Onlangs schreef ik in mijn klimaatnieuwsbrief over het gebrek aan visie in de Rotterdamse haven. Het wedstrijdje verplassen tussen Europese havensteden als Antwerpen, Hamburg en Rotterdam — wat heeft de rest van de samenleving daar eigenlijk aan?

Ik werd dan ook vrolijk van het interview dat haventopman Allard Castelein aan het Algemeen Dagblad gaf. Daarin zegt hij onomwonden dat Rotterdam niet langer de grootste haven van Europa hoeft te zijn. De ‘tonnenjacht’ loopt volgens hem ten einde en het tijdperk van ‘duurzame groei’ zou aanstaande zijn.

Dit zijn mooie woorden.
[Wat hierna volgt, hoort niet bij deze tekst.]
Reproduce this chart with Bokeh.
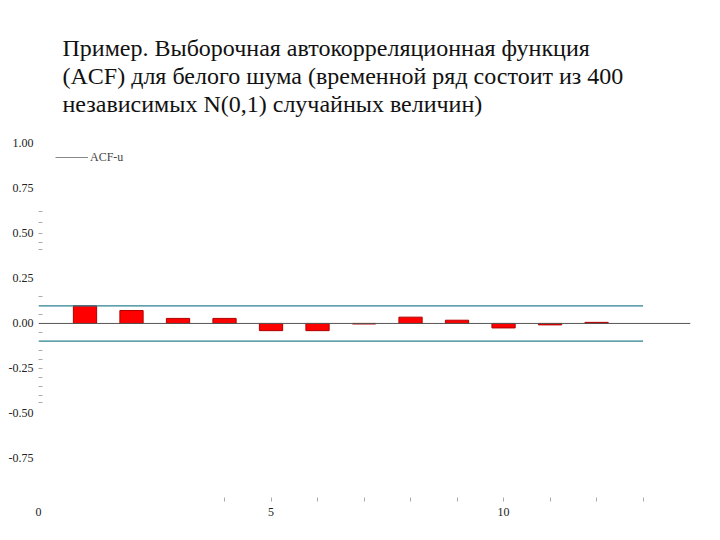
from bokeh.plotting import figure
from bokeh.models import Title, Span, FixedTicker, NumeralTickFormatter, Range1d, CDSView, IndexFilter, ColumnDataSource
from bokeh.embed import file_html
from bokeh.resources import INLINE

# ---- data ----
lags = [1, 2, 3, 4, 5, 6, 7, 8, 9, 10, 11, 12]
acf = [0.098, 0.072, 0.028, 0.028, -0.040, -0.040, -0.003, 0.035, 0.018, -0.025, -0.008, 0.006]
conf_bound = 0.098
band_x = [0, 13]
y_ticks = [-0.75, -0.50, -0.25, 0.0, 0.25, 0.50, 0.75, 1.00]
y_minor = [0.62, 0.56, 0.50, 0.45, 0.41, 0.15, 0.05, -0.05, -0.15, -0.20, -0.25, -0.30, -0.35, -0.40, -0.44]
x_ticks = [0, 5, 10]
x_minor = [4, 5, 6, 7, 8, 9, 10, 11, 12, 13]
title_lines = [
    "Пример. Выборочная автокорреляционная функция",
    "(ACF) для белого шума (временной ряд состоит из 400",
    "независимых  N(0,1) случайных величин)",
]
legend_label = "ACF-u"

SERIF = "'Liberation Serif'"

p = figure(frame_width=652, frame_height=367,
           min_border_left=38, min_border_top=130, min_border_right=22, min_border_bottom=35,
           x_range=Range1d(0, 14.02), y_range=Range1d(-0.967, 1.072),
           output_backend="svg", toolbar_location=None)
p.outline_line_color = None
p.grid.visible = False
p.background_fill_color = "white"
p.border_fill_color = "white"

p.add_layout(Title(text="\n".join(title_lines), align="left", offset=24,
                   text_font=SERIF, text_font_size="24px",
                   text_font_style="normal", text_color="#111111",
                   text_line_height=1.08, standoff=26), "above")

src = ColumnDataSource(data=dict(lag=lags, acf=acf))

# bars
p.vbar(x="lag", top="acf", bottom=0, width=0.5, fill_color="#ff0000",
       line_color="#b00000", line_width=1, source=src)

# zero line
p.add_layout(Span(location=0, dimension="width", line_color="#555555", line_width=1))

# confidence bands
for s in (1, -1):
    p.line(x=band_x, y=[s * conf_bound, s * conf_bound], line_color="#2a8090", line_width=1.2)

# legend entry for the ACF series
p.line(x="lag", y="acf", source=src, view=CDSView(filter=IndexFilter([0])),
       line_color="#888888", line_width=1, legend_label=legend_label)
p.legend.location = "top_left"
p.legend.margin = 17
p.legend.padding = 0
p.legend.spacing = 0
p.legend.glyph_width = 33
p.legend.glyph_height = 20
p.legend.label_standoff = 2
p.legend.label_text_font = SERIF
p.legend.label_text_font_size = "12px"
p.legend.label_text_color = "#444444"
p.legend.border_line_color = None
p.legend.background_fill_alpha = 0

# y axis
ya = p.yaxis[0]
ya.ticker = FixedTicker(ticks=y_ticks, minor_ticks=y_minor)
ya.formatter = NumeralTickFormatter(format="0.00")
ya.axis_line_color = None
ya.major_tick_line_color = None
ya.major_tick_in = 0
ya.major_tick_out = 0
ya.minor_tick_line_color = "#aaaaaa"
ya.minor_tick_in = 4
ya.minor_tick_out = 0
ya.major_label_standoff = 5
ya.major_label_text_font = SERIF
ya.major_label_text_font_size = "12px"
ya.major_label_text_color = "#222222"

# x axis
xa = p.xaxis[0]
xa.ticker = FixedTicker(ticks=x_ticks, minor_ticks=x_minor)
xa.axis_line_color = None
xa.major_tick_line_color = None
xa.major_tick_in = 0
xa.major_tick_out = 0
xa.minor_tick_line_color = "#aaaaaa"
xa.minor_tick_in = 0
xa.minor_tick_out = 4
xa.major_label_standoff = 6
xa.major_label_text_font = SERIF
xa.major_label_text_font_size = "12px"
xa.major_label_text_color = "#222222"

open("out.html", "w").write(file_html(p, INLINE))
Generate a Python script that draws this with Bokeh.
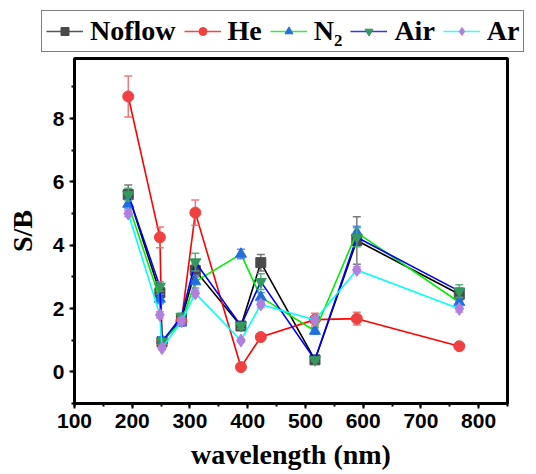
from bokeh.plotting import figure
from bokeh.layouts import column
from bokeh.models import Range1d, SingleIntervalTicker, Legend, LegendItem, ColumnDataSource
from bokeh.embed import file_html
from bokeh.resources import INLINE

# ---- data ----
wavelength = [193.1, 247.9, 251.6, 285.2, 309.3, 388.3, 422.7, 516.5, 589.0, 766.5]

noflow = [5.60, 2.50, 0.95, 1.65, 3.20, 1.45, 3.45, 0.38, 4.15, 2.45]
noflow_err = [0.30, 0.15, 0.10, 0.10, 0.20, 0.10, 0.26, 0.05, 0.75, 0.20]

he = [8.70, 4.25, 0.95, 1.60, 5.03, 0.15, 1.10, 1.65, 1.68, 0.81]
he_err = [0.65, 0.33, 0.10, 0.10, 0.40, 0.05, 0.05, 0.20, 0.20, 0.05]

n2 = [5.30, 2.30, 1.00, 1.55, 2.85, 3.72, 2.36, 1.29, 4.40, 2.20]
n2_err = [0.15, 0.15, 0.10, 0.10, 0.20, 0.15, 0.15, 0.10, 0.20, 0.15]

air = [5.60, 2.70, 0.95, 1.75, 3.47, 1.46, 2.85, 0.38, 4.25, 2.55]
air_err = [0.20, 0.15, 0.10, 0.10, 0.28, 0.10, 0.25, 0.05, 0.30, 0.20]

ar = [5.00, 1.80, 0.75, 1.60, 2.48, 0.99, 2.13, 1.64, 3.22, 1.99]
ar_err = [0.10, 0.10, 0.05, 0.10, 0.10, 0.05, 0.10, 0.10, 0.10, 0.10]

series_names = ["Noflow", "He", "N\u2082", "Air", "Ar"]
series_values = [noflow, he, n2, air, ar]
series_errors = [noflow_err, he_err, n2_err, air_err, ar_err]

line_colors = ["#000000", "#ff0000", "#00ee00", "#0000ff", "#00ffff"]
legend_line_colors = ["#555555", "#ff4040", "#33ee33", "#3333ff", "#33ffff"]
marker_colors = ["#4a4a4a", "#ef4141", "#2070dc", "#33995e", "#b07fe0"]
err_colors = ["#6a6a6a", "#f06a6a", "#4a8ae6", "#4aa878", "#b58fe0"]
markers = ["square", "circle", "triangle", "inverted_triangle", "diamond"]
marker_sizes = [10, 11, 11, 11, 13]

# ---- main plot ----
p = figure(width=536, height=416, output_backend="svg", toolbar_location=None,
           x_range=Range1d(100, 850), y_range=Range1d(-1.0, 9.9),
           min_border_left=74, min_border_right=29, min_border_top=2, min_border_bottom=68)
p.frame_align = False
p.xgrid.visible = False
p.ygrid.visible = False
p.outline_line_color = "black"
p.outline_line_width = 3
p.background_fill_color = "white"
p.border_fill_color = "white"

# ---- legend strip (its frame fills the whole strip; data lie outside its ranges) ----
lg = figure(width=536, height=56, output_backend="svg", toolbar_location=None,
            x_range=Range1d(0, 1), y_range=Range1d(0, 1),
            x_axis_location=None, y_axis_location=None,
            min_border_left=0, min_border_right=0, min_border_top=0, min_border_bottom=0)
lg.frame_align = False
lg.xgrid.visible = False
lg.ygrid.visible = False
lg.outline_line_color = None
lg.border_fill_color = "white"
lg.background_fill_color = "white"

items = []
for name, vals, errs, lc, llc, mc, ec, mk, ms in zip(series_names, series_values, series_errors,
                                                     line_colors, legend_line_colors, marker_colors,
                                                     err_colors, markers, marker_sizes):
    upper = [v + e for v, e in zip(vals, errs)]
    lower = [v - e for v, e in zip(vals, errs)]
    src = ColumnDataSource(dict(x=wavelength, y=vals, up=upper, lo=lower))
    p.line("x", "y", source=src, line_color=lc, line_width=1.6)
    p.segment(x0="x", y0="lo", x1="x", y1="up", source=src, line_color=ec, line_width=1.5, line_alpha=0.9)
    p.scatter("x", "up", source=src, marker="dash", size=8, line_color=ec, line_width=1.5, line_alpha=0.9)
    p.scatter("x", "lo", source=src, marker="dash", size=8, line_color=ec, line_width=1.5, line_alpha=0.9)
    p.scatter("x", "y", source=src, marker=mk, size=ms, fill_color=mc, line_color=mc, line_width=1)

    l_line = lg.line("x", "y", source=src, line_color=llc, line_width=1.6)
    l_sc = lg.scatter("x", "y", source=src, marker=mk, fill_color=mc, line_color=mc)
    items.append(LegendItem(label=name, renderers=[l_line, l_sc]))

legend = Legend(items=items, orientation="horizontal", location=(41, 4),
                label_text_font="Liberation Serif", label_text_font_style="bold",
                label_text_font_size="28px", label_text_color="black",
                glyph_width=37, glyph_height=20, label_standoff=7, spacing=8, padding=4, margin=0,
                border_line_color="black", border_line_width=1.5,
                background_fill_color="white", background_fill_alpha=1.0)
lg.add_layout(legend, "center")

for ax in (p.xaxis[0], p.yaxis[0]):
    ax.axis_line_width = 3
    ax.axis_line_color = "black"
    ax.major_tick_line_width = 2
    ax.minor_tick_line_width = 2
    ax.major_tick_in = 0
    ax.major_tick_out = 5
    ax.minor_tick_in = 0
    ax.minor_tick_out = 3
    ax.major_label_text_font = "Liberation Sans"
    ax.major_label_text_font_style = "bold"
    ax.major_label_text_font_size = "21px"
    ax.major_label_text_color = "black"
    ax.axis_label_text_font = "Liberation Serif"
    ax.axis_label_text_font_style = "bold"
    ax.axis_label_text_font_size = "28px"
    ax.axis_label_text_color = "black"
    ax.major_label_standoff = 5

p.xaxis[0].ticker = SingleIntervalTicker(interval=100, num_minor_ticks=2)
p.yaxis[0].ticker = SingleIntervalTicker(interval=2, num_minor_ticks=2)
p.xaxis[0].axis_label = "wavelength (nm)"
p.yaxis[0].axis_label = "S/B"
p.xaxis[0].axis_label_standoff = 8
p.yaxis[0].axis_label_standoff = 12

layout = column(lg, p, spacing=0)
open("out.html", "w").write(file_html(layout, INLINE))
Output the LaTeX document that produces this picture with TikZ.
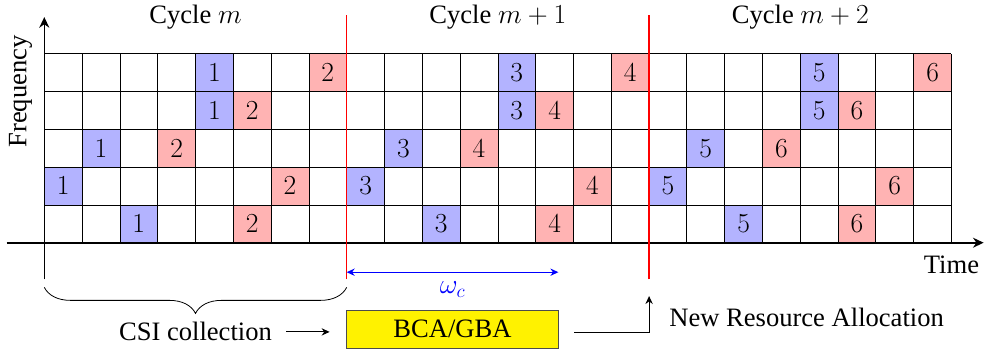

Maar — en ik wil echt niet meteen de azijnpissende journalist uithangen — de daden vertellen vooralsnog een ander verhaal. Eerder analyseerde ik de Havenvisie al en concludeerde dat er totaal niet lijkt te worden nagedacht over het in goede banen leiden van een krimpende haven. Ondertussen zijn finale investeringsbeslissingen rondom Porthos (een CCS-project) en W2C (een fabriek die chemicaliën terug moet winnen uit afval) nog altijd niet genomen, maar geeft het Havenbedrijf wél gas om de bouw van een Braziliaanse oliehaven mogelijk te maken.

Kortom: de groene woorden van de topman ten spijt, worden grijze investeringen nog altijd sneller genomen dan groene en een krimpstrategie is nog altijd niet gemaakt. Laten we het erop houden dat Allard Castelein een interessant jaar tegemoet gaat.